Most people, when asked about real estate investments, would almost always mention their own homes as their only real estate investment. After all, their homes are most likely the single largest investment they will ever make in their entire life. But what they don’t realize is that there are numerous ways of investing into real estate. Here, we discuss a few of them.
Multi-door apartments, duplex, condominium units for rent – these are just some examples of properties that people buy or build to augment their incomes. The ever-increasing population and influx of people to highly urbanized areas has established a strong demand and high occupancy rate for these types of properties. In addition, this can provide owners a continuous flow of passive income with minimal effort needed for periodic repairs and maintenance.
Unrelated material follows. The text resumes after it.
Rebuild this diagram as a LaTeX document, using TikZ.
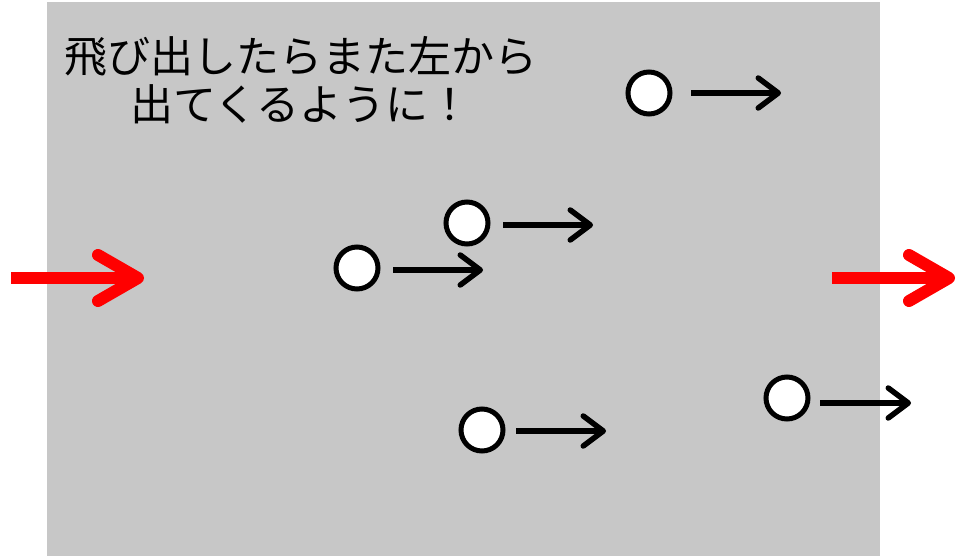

Real Estate Investment Trusts (REITs)
A real estate investment trust (REIT) is a security that is traded on major exchanges much like any other exchange-traded funds but primarily focuses on property stocks. Think of it as pooled funds coming from various investors, individual or institution, invested in a basket of property companies, e.g. Property1, Property2, Property3, that are publicly traded during market hours. Another feature of REITs is profit distribution through regular dividends.
Purchase of publicly-traded property stocks
Another option is to invest directly in individual property stocks by buying publicly-traded shares. This is highly recommendable to people who have the knowledge and time to carefully analyze stocks and can be more rewarding than REITs if one is able to perfectly catch good buying opportunities. These individual property stocks may also give out dividends from time to time, depending on company performance.
Given the options above, there are now many ways you can call yourself a real estate investor. But why do some people prefer having properties as their investment instead of paper assets such as mutual funds and stocks? Aside from the fact that properties are tangible investments, two of the most important reasons are leverage and capital gains.
The use of what Robert Kiyosaki calls “other people’s money” or OPM. With leverage, you can acquire and control properties even if you don’t have enough cash to buy them in full. This is possible through several financing options that are available. There are some property owners who rent out their properties and use the monthly rent to pay off their monthly mortgages – it’s like having someone else pay for the property you acquired!
People invest in real estate with the hopes that the prices of the properties they acquire will eventually go up. This difference between purchase price and the property’s current market value is called capital gains. Of course this doesn’t happen all the time. Take for example the recent housing bubble that trigerred a global recession during the late 2000. Therefore, the best strategy here is to hold on to your asset as generally, real estate prices do climb over time.
But of course, just as in buying your own home, due diligence must be done in choosing which among the many properties in the market are truly good deals.